Dans chaque chapitre, l’auteur suggère également des recommandations, adressées tantôt aux lecteur·rice·s lambda, tantôt aux décideurs·ses politiques. Ainsi donne-t-il par exemple cinq conseils pour s’armer individuellement et collectivement contre les fausses informations de l’ère de post-vérité (p. 195-196), tels qu’assurer des budgets aux journaux et départements universitaires pratiquants la vérification des faits (fact-checking), renforcer la législation sur la responsabilité des entreprises technologiques, ou adopter une pratique d’Internet lente, fondée sur la réflexion plutôt que la consommation d’un flot d’informations. Il préconise aussi des réformes socio-économiques pour lutter contre le désespoir des individu·e·s les plus vulnérables, faisant notamment référence aux hommes faibles (p. 74).
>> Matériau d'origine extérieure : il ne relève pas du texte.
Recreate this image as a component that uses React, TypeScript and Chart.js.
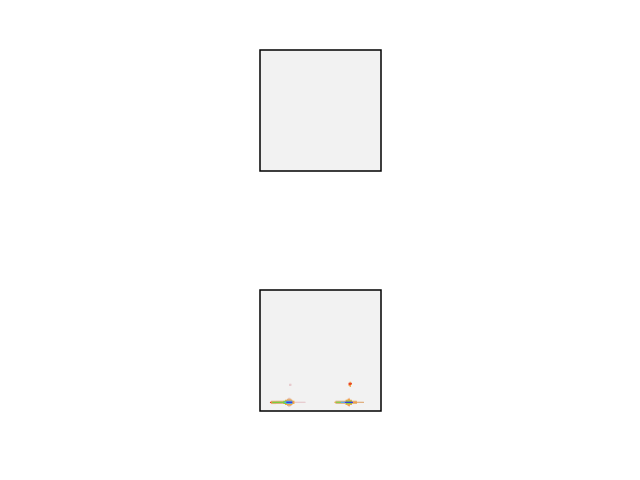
import React, { useEffect, useRef } from "react";
import { Chart, registerables } from "chart.js";

Chart.register(...registerables);

// Density levels → colours
const levelColors = ["#e6c8cc", "#f0a040", "#e83a20", "#7ccc3c", "#4aa8e8", "#2a32e0", "#e0b080"];

// Runs of cells in the lower panel: [row, xStart, xEnd, level]
const lowerRuns: number[][] = [
  // left cluster
  [8, 10, 10, 2], [8, 11, 11, 1], [8, 12, 23, 3], [8, 24, 25, 4], [8, 26, 31, 5], [8, 32, 33, 1], [8, 34, 44, 0],
  [9, 11, 22, 6], [7, 11, 22, 6], [9, 23, 25, 3], [7, 23, 25, 3], [9, 26, 31, 4], [7, 26, 31, 4], [9, 32, 33, 1], [7, 32, 33, 1],
  [10, 25, 31, 1], [6, 25, 31, 1], [11, 27, 30, 6], [5, 27, 30, 6], [12, 28, 29, 0], [4, 28, 29, 0],
  // right cluster
  [8, 74, 74, 1], [8, 75, 79, 3], [8, 80, 83, 4], [8, 84, 91, 5], [8, 92, 95, 1], [8, 96, 102, 6],
  [9, 75, 84, 6], [7, 75, 84, 6], [9, 85, 90, 3], [7, 85, 90, 3], [9, 91, 95, 6], [7, 91, 95, 6],
  [10, 85, 90, 1], [6, 85, 90, 1], [11, 87, 88, 1], [5, 87, 88, 1], [12, 88, 88, 0], [4, 88, 88, 0],
  // isolated points
  [26, 29, 30, 0], [25, 29, 30, 0],
  [28, 89, 89, 1], [27, 88, 90, 2], [26, 88, 89, 2], [26, 90, 90, 1], [25, 88, 89, 1], [24, 89, 89, 1],
];

const axisMin = 0;
const axisMax = 120;

function expand(runs: number[][]) {
  const pts: { x: number; y: number }[] = [];
  const cols: string[] = [];
  // outer cells first so the dense core is painted on top
  const ordered = [...runs].reverse();
  ordered.forEach(([row, x0, x1, lvl]) => {
    for (let x = x0; x <= x1; x++) {
      pts.push({ x: x + 0.5, y: row + 0.5 });
      cols.push(levelColors[lvl]);
    }
  });
  return { pts, cols };
}

const panelPlugin = {
  id: "panel",
  beforeDraw(chart: any) {
    const { ctx, chartArea: a } = chart;
    ctx.save();
    ctx.fillStyle = "#f2f2f2";
    ctx.fillRect(a.left, a.top, a.right - a.left, a.bottom - a.top);
    ctx.restore();
  },
  afterDraw(chart: any) {
    const { ctx, chartArea: a } = chart;
    ctx.save();
    ctx.strokeStyle = "#000";
    ctx.lineWidth = 1.5;
    ctx.strokeRect(a.left, a.top, a.right - a.left, a.bottom - a.top);
    ctx.restore();
  },
};

function Panel({ top, runs }: { top: number; runs: number[][] }) {
  const ref = useRef<HTMLCanvasElement>(null);
  useEffect(() => {
    if (!ref.current) return;
    const { pts, cols } = expand(runs);
    const chart = new Chart(ref.current, {
      type: "scatter",
      data: {
        datasets: [
          {
            data: pts,
            pointStyle: "rect",
            pointRadius: 0.9,
            pointBorderWidth: 0,
            pointBackgroundColor: cols,
            pointHoverRadius: 0.9,
          },
        ],
      },
      options: {
        animation: false,
        responsive: false,
        events: [],
        layout: { padding: { left: 260, right: 259, top, bottom: 480 - top - 121 } },
        plugins: { legend: { display: false }, tooltip: { enabled: false } },
        scales: {
          x: { type: "linear", display: false, min: axisMin, max: axisMax },
          y: { type: "linear", display: false, min: axisMin, max: axisMax },
        },
      },
      plugins: [panelPlugin],
    });
    return () => chart.destroy();
  }, []);
  return (
    <canvas
      ref={ref}
      width={640}
      height={480}
      style={{ position: "absolute", left: 0, top: 0, width: 640, height: 480 }}
    />
  );
}

export default function App() {
  return (
    <div style={{ position: "fixed", left: 0, top: 0, width: 640, height: 480, background: "#fff" }}>
      <Panel top={50} runs={[]} />
      <Panel top={290} runs={lowerRuns} />
    </div>
  );
}
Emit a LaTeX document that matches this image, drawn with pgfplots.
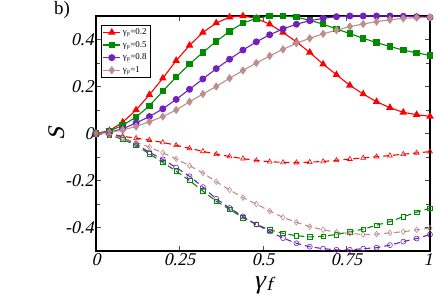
\documentclass[border=0pt]{standalone}
\usepackage{fontspec}
\setmainfont{Liberation Serif}
\newfontfamily\slf{Liberation Serif}[FakeSlant=0.22]
\usepackage{pgfplots}
\usepackage{pgfplotstable}
\pgfplotsset{compat=1.18}
\definecolor{cred}{RGB}{255,0,0}
\definecolor{cgreen}{RGB}{0,139,0}
\definecolor{cpurple}{RGB}{114,33,188}
\definecolor{cbrown}{RGB}{188,143,143}
\pgfplotstableread{
x a b c d e f g h
0.00 0.000 0.000 0.000 0.000 0.000 0.000 0.000 0.000
0.04 0.012 0.010 0.005 0.004 -0.003 -0.006 -0.004 -0.005
0.08 0.048 0.035 0.020 0.015 -0.012 -0.025 -0.018 -0.020
0.12 0.100 0.070 0.045 0.030 -0.020 -0.050 -0.045 -0.038
0.16 0.165 0.118 0.072 0.050 -0.028 -0.087 -0.080 -0.058
0.20 0.235 0.180 0.105 0.072 -0.038 -0.123 -0.110 -0.082
0.24 0.310 0.240 0.145 0.100 -0.050 -0.160 -0.145 -0.108
0.28 0.375 0.295 0.188 0.135 -0.063 -0.200 -0.182 -0.137
0.32 0.430 0.345 0.232 0.168 -0.076 -0.245 -0.228 -0.168
0.36 0.470 0.392 0.276 0.200 -0.088 -0.288 -0.278 -0.205
0.40 0.495 0.435 0.316 0.235 -0.098 -0.323 -0.317 -0.240
0.44 0.500 0.470 0.355 0.268 -0.107 -0.358 -0.353 -0.273
0.48 0.490 0.490 0.390 0.300 -0.115 -0.387 -0.387 -0.300
0.52 0.465 0.500 0.420 0.330 -0.120 -0.410 -0.417 -0.330
0.56 0.430 0.500 0.445 0.358 -0.123 -0.425 -0.445 -0.357
0.60 0.390 0.495 0.465 0.384 -0.124 -0.435 -0.467 -0.378
0.64 0.345 0.482 0.480 0.405 -0.122 -0.440 -0.482 -0.396
0.68 0.295 0.465 0.490 0.424 -0.119 -0.437 -0.490 -0.410
0.72 0.250 0.445 0.497 0.440 -0.114 -0.430 -0.495 -0.420
0.76 0.205 0.425 0.500 0.455 -0.109 -0.418 -0.495 -0.425
0.80 0.168 0.405 0.500 0.466 -0.104 -0.407 -0.490 -0.430
0.84 0.135 0.387 0.500 0.476 -0.099 -0.390 -0.486 -0.428
0.88 0.110 0.370 0.500 0.484 -0.094 -0.375 -0.475 -0.423
0.92 0.090 0.355 0.499 0.490 -0.088 -0.354 -0.460 -0.418
0.96 0.080 0.343 0.497 0.493 -0.083 -0.335 -0.447 -0.410
1.00 0.073 0.332 0.494 0.495 -0.077 -0.318 -0.430 -0.403
}\data
\begin{document}
\begin{tikzpicture}
\useasboundingbox (-96bp,-44bp) rectangle (340bp,251bp);
\begin{axis}[
  at={(0,0)}, anchor=south west,
  scale only axis, width=334bp, height=235bp,
  xmin=0, xmax=1, ymin=-0.5, ymax=0.5,
  xtick={0,0.25,0.5,0.75,1},
  xticklabels={{\slf 0},{\slf 0.25},{\slf 0.5},{\slf 0.75},{\slf\kern-4bp 1}},
  ytick={-0.4,-0.2,0,0.2,0.4},
  yticklabels={{\slf -0.4},{\slf -0.2},{\slf 0},{\slf 0.2},{\slf 0.4}},
  minor ytick={-0.5,-0.3,-0.1,0.1,0.3,0.5},
  tick align=inside,
  major tick length=5bp, minor tick length=4bp,
  tick style={black!70, line width=0.6bp},
  axis line style={line width=1.3bp},
  ticklabel style={font=\fontsize{18}{18}\selectfont},
  xticklabel style={yshift=1bp},
  yticklabel style={xshift=1bp},
  xlabel={\fontsize{26}{26}\selectfont\slf γ\kern1.5bp\raisebox{-0.2ex}{\fontsize{19}{19}\selectfont\slf f}},
  xlabel style={at={(rel axis cs:0.5,-0.145)}, anchor=center},
  ylabel={\fontsize{24}{24}\selectfont\slf S},
  ylabel style={at={(rel axis cs:-0.117,0.5)}, anchor=center},
  clip=false,
  legend style={at={(rel axis cs:0.015,0.962)}, anchor=north west,
    font=\fontsize{9}{10}\selectfont, draw=black, line width=0.5bp,
    inner sep=1.5pt, row sep=1.2pt, cells={anchor=west}},
  legend cell align=left,
]
\addplot[cred, line width=1.1bp, mark=triangle*, mark size=3.3bp] table[x=x,y=a]{\data};
\addlegendentry{γ\textsubscript{p}=0.2}
\addplot[cgreen, line width=1.1bp, mark=square*, mark size=2.7bp] table[x=x,y=b]{\data};
\addlegendentry{γ\textsubscript{p}=0.5}
\addplot[cpurple, line width=1.1bp, mark=*, mark size=2.9bp] table[x=x,y=c]{\data};
\addlegendentry{γ\textsubscript{p}=0.8}
\addplot[cbrown, line width=1.1bp, mark=diamond*, mark size=3.3bp] table[x=x,y=d]{\data};
\addlegendentry{γ\textsubscript{p}=1}
\addplot[cred, line width=1.1bp, dash pattern=on 6bp off 4bp, mark=triangle, mark size=2.8bp, mark options={solid, line width=0.6bp}, forget plot] table[x=x,y=e]{\data};
\addplot[cgreen, line width=1.1bp, dash pattern=on 6bp off 4bp, mark=square, mark size=2.3bp, mark options={solid, line width=0.6bp}, forget plot] table[x=x,y=f]{\data};
\addplot[cpurple, line width=1.1bp, dash pattern=on 6bp off 4bp, mark=o, mark size=2.5bp, mark options={solid, line width=0.6bp}, forget plot] table[x=x,y=g]{\data};
\addplot[cbrown, line width=1.1bp, dash pattern=on 6bp off 4bp, mark=diamond, mark size=2.8bp, mark options={solid, line width=0.6bp}, forget plot] table[x=x,y=h]{\data};
\node[font=\fontsize{19}{19}\selectfont] at (rel axis cs:-0.102,1.026) {b)};
\end{axis}
\end{tikzpicture}
\end{document}
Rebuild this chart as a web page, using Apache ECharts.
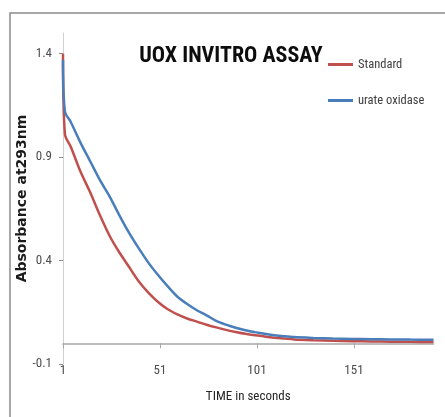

Cette dernière proposition pourrait faire débat et appelle à une meilleure analyse de cette communauté et de leurs revendications car, comme l’auteur l’explique lui-même, une partie de leur argumentation se base sur des contre-vérités.
Fujita dresse un constat inquiétant des effets conjoints de la reconfiguration du paysage médiatique par les réseaux sociaux, du contrecoup antiféministe et des discours de post-vérité qui l’accompagnent :
« Le déclin de la capacité de réflexion et de la logique va probablement se poursuivre. À cause d’Internet, les gens ne pourront plus lire de livres comme avant, et les jeux et les smartphones deviendront de plus en plus dominants en tant que médias grand public. » (p. 202)
À travers les liens qu’il tisse entre réalité et fiction, politique et ludique, mouvements sociaux et cultures numériques, Fujita offre des clés de réflexions originales pour penser notre époque. Il met en garde contre certaines dérives préoccupantes liées à l’évolution d’Internet et de ses subcultures, notamment la montée des violences physiques alimentées par des récits complotistes massivement diffusés en ligne, la structuration et mobilisation stratégique de groupes socio-économiquement marginalisés par des politiciens populistes à travers des discours de contre-vérité, l’instrumentalisation des affects dans le débat public, ainsi que la transformation du militantisme politique selon des logiques empruntées à l’univers du jeu. Selon l’auteur, nous ne sommes qu’à l’aube de telles dynamiques, ce qui explique son ton alarmant et ses préconisations continues pour renforcer la régulation et l’éducation aux médias et à l’information sur Internet.
Tel un kaléidoscope, cet ouvrage ouvre une multitude de fenêtres sur le Japon contemporain et à venir, et plus largement sur le monde. On s’imprègne de cet ouvrage qui semble tant adressé au secteur académique qu’au grand public. On aurait pu s’attendre à davantage d’analyses sur l’intelligence artificielle, mentionnée en sous-titre, notamment sur son rôle présent et à venir dans la production et la dissémination de théories du complot. Cela n’enlève toutefois rien à la richesse de l’ouvrage de Fujita, qui éveille la curiosité et permet d’établir des ponts entre les sciences humaines, sociales et politiques sur le Japon.